Last summer, as soon as “Fleishman” wrapped (and after she filmed a cameo for the “Party Down” revival on the sly), Caplan and her family flew from New York to Los Angeles, where “Fatal Attraction” began its shoot. This meant trading Libby, a married mother of two stifled by the suburbs, for Alex Forrest, a single career woman with some very bad boundaries.
In the original 1987 film, Alex, played by Glenn Close, was a book editor in New York who has a weekend entanglement with Michael Douglas’s Dan, a married lawyer. Alex then stalks Dan, threatening his family and stewing his daughter’s pet rabbit. In this version, set in present-day Los Angeles and the Los Angeles of 15 years ago, Alex is a victims services caseworker. The rabbits are fine. There are other changes, too.
The 1987 film succeeded with test audiences right up until the ending, which showed Dan facing consequences for the affair. These audiences wanted something less evenhanded. (“They want us to terminate the bitch with extreme prejudice,” a Paramount executive said in a widely reported quote.) A reshoot was organized. Close initially refused to do it, feeling that it betrayed Alex, who was clearly afflicted with severe mental illness. Eventually she agreed.
Karina Longworth, the host of the Hollywood history podcast “You Must Remember This,” devoted an episode to “Fatal Attraction.” The new ending turned Alex into “this banshee figure,” she said.
“She deserves more empathy and compassion than she received in the film,” Longworth added. “Even murderers are human.”
Caplan and the showrunner, Alexandra Cunningham, tried to provide that empathy, turning Alex from a demon into a complicated human woman. Cunningham (“Dear John”) wrote the role for Caplan because she believed she could get at “the wit and the intelligence and the humor and the instability and the reactivity and the rage. All of them always there at the same time.” And she suspected that Caplan could make viewers sympathize with a woman they might otherwise condemn.
Joshua Jackson, who plays Dan, admired Caplan’s ability to find something grounded within the character’s turbulence. “You look into those big eyes and you’re like, ‘I don’t know, she seems pretty reasonable to me,’” he said, adding that Caplan made Alex into “a whole human being, which I think makes her so much more terrifying.”
The shoot had its challenges for Caplan.

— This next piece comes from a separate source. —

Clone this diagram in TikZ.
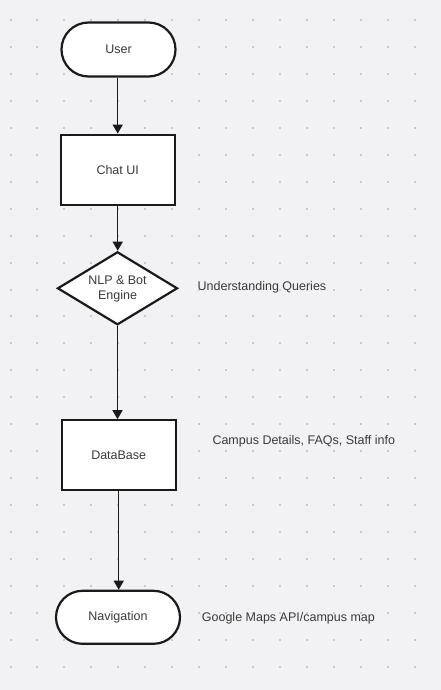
\documentclass[tikz,border=0pt]{standalone}
\usepackage{fontspec}
\setmainfont{Liberation Sans}
\usetikzlibrary{arrows.meta,shapes.geometric}
\definecolor{bgcol}{HTML}{F2F2F4}
\definecolor{dotcol}{HTML}{C9C9CC}
\definecolor{txtcol}{HTML}{3A3A3A}
\definecolor{linecol}{HTML}{1A1A1A}
\tikzset{
  every node/.style={font=\fontsize{12.5}{14.7}\selectfont, text=txtcol},
  shapebox/.style={draw=linecol, line width=2.2pt, fill=white, inner sep=0pt},
  termbox/.style={shapebox, rectangle, rounded corners=27pt, minimum width=114pt, minimum height=54pt},
  procbox/.style={shapebox, rectangle, minimum width=114pt, minimum height=70pt},
  decbox/.style={shapebox, diamond, minimum width=120pt, minimum height=73pt},
  sidelabel/.style={anchor=west, inner sep=0pt},
  flow/.style={draw=linecol, line width=1.5pt, -{Triangle[length=9pt,width=10pt]}},
}
\begin{document}
\begin{tikzpicture}[x=1pt,y=-1pt]
\fill[bgcol] (0,0) rectangle (441,690);
\useasboundingbox (0,0) rectangle (441,690);
\foreach \i in {0,...,16}{
  \foreach \j in {0,...,25}{
    \fill[dotcol] ({10.5+26.95*\i-1},{20+26.95*\j-1}) rectangle ++(2,2);
  }
}
\node[termbox] (user) at (118.5,49.5) {User};
\node[procbox] (chat) at (117.7,169.7) {Chat UI};
\node[decbox] (nlp) at (117.5,288.3) {};
\node[align=center, inner sep=0pt] (nlptext) at (117.5,289.3) {NLP \& Bot\\Engine};
\node[procbox] (db) at (118.7,455.3) {DataBase};
\node[termbox, minimum width=124pt, minimum height=53pt, rounded corners=26.5pt] (nav) at (118,617.3) {Navigation};
\node[sidelabel] (lbl1) at (197.5,287) {Understanding Queries};
\node[sidelabel] (lbl2) at (212.3,441) {Campus Details, FAQs, Staff info};
\node[sidelabel] (lbl3) at (201.7,618) {Google Maps API/campus map};
\draw[flow] (user.south -| chat.north) -- (chat.north);
\draw[flow] (chat.south) -- (chat.south |- nlp.north);
\draw[flow] (nlp.south) -- (nlp.south |- db.north);
\draw[flow] (db.south) -- (db.south |- nav.north);
\end{tikzpicture}
\end{document}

Though she is a veteran of sex scenes — “Masters of Sex” has as many as the title suggests — making an erotic thriller both erotic and thrilling proved trickier, as her postpartum body was unfamiliar to her and still in flux. (Jackson chivalrously offered to cover any parts she didn’t want to show.) But she didn’t have to plunge very deep into Alex’s fraught psychology to feel for her.
“I can find a lot of compassion for her loneliness,” Caplan said. “I found it not difficult to feel for her even though obviously some of the things that come later I have a hard time defending.” (What are those things? Let’s just say there are actions more heinous that putting a bunny on to simmer.)
Finding compassion for the lonely, the crazy, the grating, the sad, the women with their weird boxes of demons has defined Caplan’s mature career. But she doesn’t know another way to be, and she doesn’t want another way.
“I do think that’s the secret to everything,” she said, “figuring out how to find compassion for as many people as you can.”